ThinkpadIL wrote on 2022-10-14, 11:24:
Please get me right, I'm not trying to discourage those who are involved in the project or to dissuade anyone from buying it. But I have a question, does such a machine make any sense at all? And the more important question, what kind of neo-retro machine, 8-bit or 16-bit, would actually make sense to you?
A few things come to mind for me:
1. Compatibility with older games. I don't need to expand on this much, as this has been discussed already. Nonetheless, I would also add that I would love to be able to play older Commodore or Atari games on actual hardware. I've been wanting a C64 for awhile, but I don't have the electronics know how to deal with the hassles of fixing any problems that arise. I've seen some tested systems on eBay, but the prices are well outside of my budget. I've come close to buying one a few times, but I worry that I'll pay a decent amount of money for something that won't last that long.
2. An affordable handheld computer. I'm not too big into handheld gaming, but there seemed to be a lot of interest in projects like the Open Pandora that could be used for retro games that needed a keyboard. Unfortunately, that project was fairly expensive iirc.
3. An entirely new "fantasy" console designed with some hardware in mind. The Pico-8 comes to mind:
This project is based on a fantasy console that has never existed. Basically, it wasn't designed to reproduce a console from the past, but was meant to have a lot of the limitations of older consoles like the NES or SNES. This project has been pretty successful despite not being based on an old system that people are nostalgic for. It attracted a pretty decent sized community, so there are a lot of games available for it, which shows you can be successful without having an existing software catalog ready to use. Also, Pico-8 has enough quality of life features that helps keep people interested. For example, anyone can easily open the source code for a game to see how it works or to make changes to the game itself. Also, it uses a scripting language that is more familiar to modern programmers. It also makes downloading games easy because that's built right into the interface.

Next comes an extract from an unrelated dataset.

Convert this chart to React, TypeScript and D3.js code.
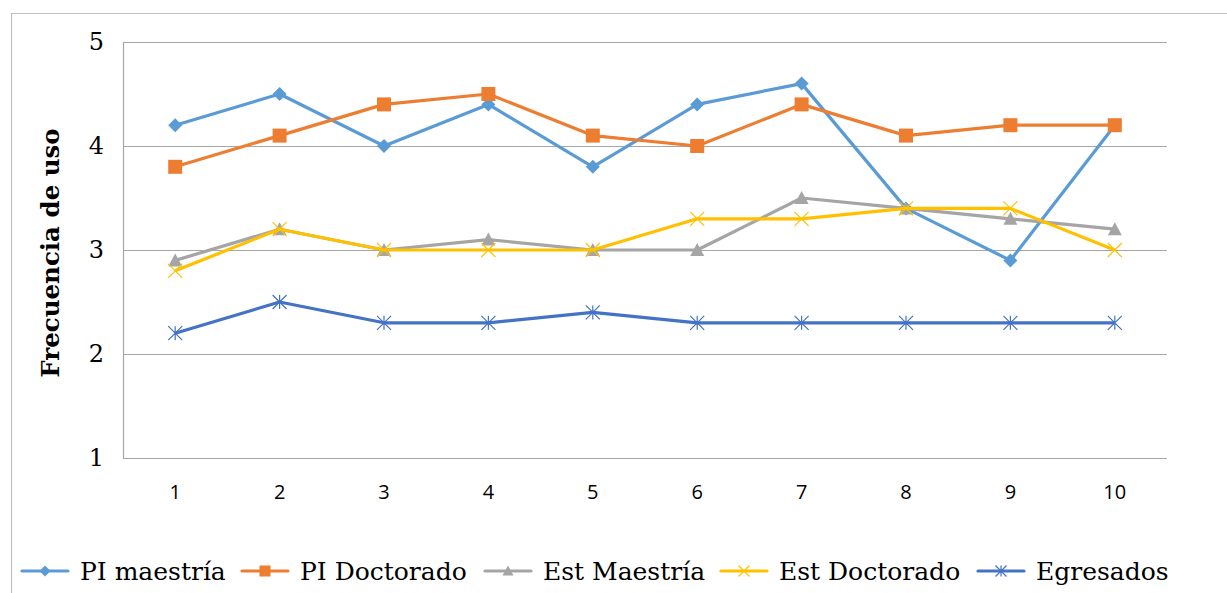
import React, { useEffect, useRef } from "react";
import * as d3 from "d3";

const categories = ["1", "2", "3", "4", "5", "6", "7", "8", "9", "10"];
const seriesNames = ["PI maestría", "PI Doctorado", "Est Maestría", "Est Doctorado", "Egresados"];
const piMaestria = [4.2, 4.5, 4.0, 4.4, 3.8, 4.4, 4.6, 3.4, 2.9, 4.2];
const piDoctorado = [3.8, 4.1, 4.4, 4.5, 4.1, 4.0, 4.4, 4.1, 4.2, 4.2];
const estMaestria = [2.9, 3.2, 3.0, 3.1, 3.0, 3.0, 3.5, 3.4, 3.3, 3.2];
const estDoctorado = [2.8, 3.2, 3.0, 3.0, 3.0, 3.3, 3.3, 3.4, 3.4, 3.0];
const egresados = [2.2, 2.5, 2.3, 2.3, 2.4, 2.3, 2.3, 2.3, 2.3, 2.3];
const yTicks = [1, 2, 3, 4, 5];
const colors = ["#5B9BD5", "#ED7D31", "#A5A5A5", "#FFC000", "#4472C4"];
const markers = ["diamond", "square", "triangle", "x", "star"];

const W = 1227;
const H = 593;
const plot = { left: 123, right: 1167, top: 42, bottom: 458 };
const serif = "DejaVu Serif";
const legendStarts = [22, 242, 485, 721, 978];

function drawMarker(g: any, type: string, x: number, y: number, color: string, s: number) {
  if (type === "diamond") {
    g.append("path")
      .attr("d", `M${x},${y - s / 2}L${x + s / 2},${y}L${x},${y + s / 2}L${x - s / 2},${y}Z`)
      .attr("fill", color);
  } else if (type === "square") {
    g.append("rect")
      .attr("x", x - s / 2).attr("y", y - s / 2).attr("width", s).attr("height", s)
      .attr("fill", color);
  } else if (type === "triangle") {
    g.append("path")
      .attr("d", `M${x},${y - s / 2}L${x + s / 2},${y + s / 2 - 1}L${x - s / 2},${y + s / 2 - 1}Z`)
      .attr("fill", color);
  } else if (type === "x") {
    const h = s / 2;
    g.append("path")
      .attr("d", `M${x - h},${y - h}L${x + h},${y + h}M${x - h},${y + h}L${x + h},${y - h}`)
      .attr("stroke", color).attr("stroke-width", 1.2).attr("fill", "none");
  } else if (type === "star") {
    const h = s / 2;
    g.append("path")
      .attr("d", `M${x - h},${y - h}L${x + h},${y + h}M${x - h},${y + h}L${x + h},${y - h}M${x},${y - h}L${x},${y + h}`)
      .attr("stroke", color).attr("stroke-width", 1.2).attr("fill", "none");
  }
}

export default function App() {
  const ref = useRef<SVGSVGElement>(null);
  useEffect(() => {
    const svg = d3.select(ref.current);
    svg.selectAll("*").remove();
    const series = [piMaestria, piDoctorado, estMaestria, estDoctorado, egresados];

    svg.append("rect").attr("width", W).attr("height", H).attr("fill", "#fff");
    svg.append("path")
      .attr("d", `M11.5,${H + 5}L11.5,13.5L${W + 5},13.5`)
      .attr("stroke", "#BFBFBF").attr("stroke-width", 1.2).attr("fill", "none");

    const x = d3.scaleBand().domain(categories).range([plot.left, plot.right]);
    const y = d3.scaleLinear().domain([1, 5]).range([plot.bottom, plot.top]);

    svg.append("g").selectAll("line").data(yTicks).join("line")
      .attr("x1", plot.left).attr("x2", plot.right)
      .attr("y1", (d) => Math.round(y(d)) + 0.5).attr("y2", (d) => Math.round(y(d)) + 0.5)
      .attr("stroke", "#A6A6A6").attr("stroke-width", 1.2);
    svg.append("line")
      .attr("x1", plot.left + 0.5).attr("x2", plot.left + 0.5)
      .attr("y1", plot.top).attr("y2", plot.bottom)
      .attr("stroke", "#A6A6A6").attr("stroke-width", 1.2);

    svg.append("g").selectAll("text").data(yTicks).join("text")
      .attr("x", 104).attr("y", (d) => y(d))
      .attr("dy", "0.35em")
      .attr("text-anchor", "end")
      .style("font-family", serif).style("font-size", "24px").attr("fill", "#000")
      .text((d) => String(d));

    svg.append("g").selectAll("text").data(categories).join("text")
      .attr("x", (d) => (x(d) as number) + x.bandwidth() / 2)
      .attr("y", 499)
      .attr("text-anchor", "middle")
      .style("font-family", "'Liberation Sans Narrow', 'Open Sans', sans-serif")
      .style("font-size", "20px").attr("fill", "#000")
      .text((d) => d);

    svg.append("text")
      .attr("transform", `translate(59,253) rotate(-90)`)
      .attr("text-anchor", "middle")
      .style("font-family", serif).style("font-weight", "bold")
      .style("font-size", "24.5px").attr("fill", "#000")
      .text("Frecuencia de uso");

    const line = d3.line<number>()
      .x((_, i) => (x(categories[i]) as number) + x.bandwidth() / 2)
      .y((d) => y(d));

    series.forEach((vals, si) => {
      svg.append("path").datum(vals).attr("d", line)
        .attr("fill", "none").attr("stroke", colors[si]).attr("stroke-width", 3.2)
        .attr("stroke-linejoin", "round");
      const g = svg.append("g");
      vals.forEach((v, i) => {
        drawMarker(g, markers[si], (x(categories[i]) as number) + x.bandwidth() / 2, y(v), colors[si], 14);
      });
    });

    const ly = 571;
    const lg = svg.append("g");
    seriesNames.forEach((name, si) => {
      const sx = legendStarts[si];
      lg.append("line").attr("x1", sx).attr("x2", sx + 46).attr("y1", ly).attr("y2", ly)
        .attr("stroke", colors[si]).attr("stroke-width", 3.2).attr("stroke-linecap", "round");
      drawMarker(lg, markers[si], sx + 23, ly, colors[si], 11);
      lg.append("text").attr("x", sx + 58).attr("y", ly).attr("dy", "0.35em")
        .style("font-family", serif).style("font-size", "25px").attr("fill", "#000")
        .text(name);
    });
  }, []);
  return <svg ref={ref} width={W} height={H} style={{ display: "block", position: "absolute", left: 0, top: 0 }} />;
}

The more I think of the fantasy console approach, the more I like it. I don't see myself learning Commodore basic, but I already use Python for my job. Instead of finding games on another computer and transferring them over, it would be really convenient to fire up a machine and have the ability to browse games easily from the interface. I could even see multiplayer gaming working with a retro style system over the internet. Because you're not compromising between making something new and also being similar to a specific computer from the past, you can avoid a lot of the problems like finding new hardware that would work with decades old software or any of the licensing issues.
Of course, one major challenge would be building up a sizeable community in the first place. There have been other fantasy consoles, but I don't think any of them were nearly as successful. I think this is in large part to them not being first.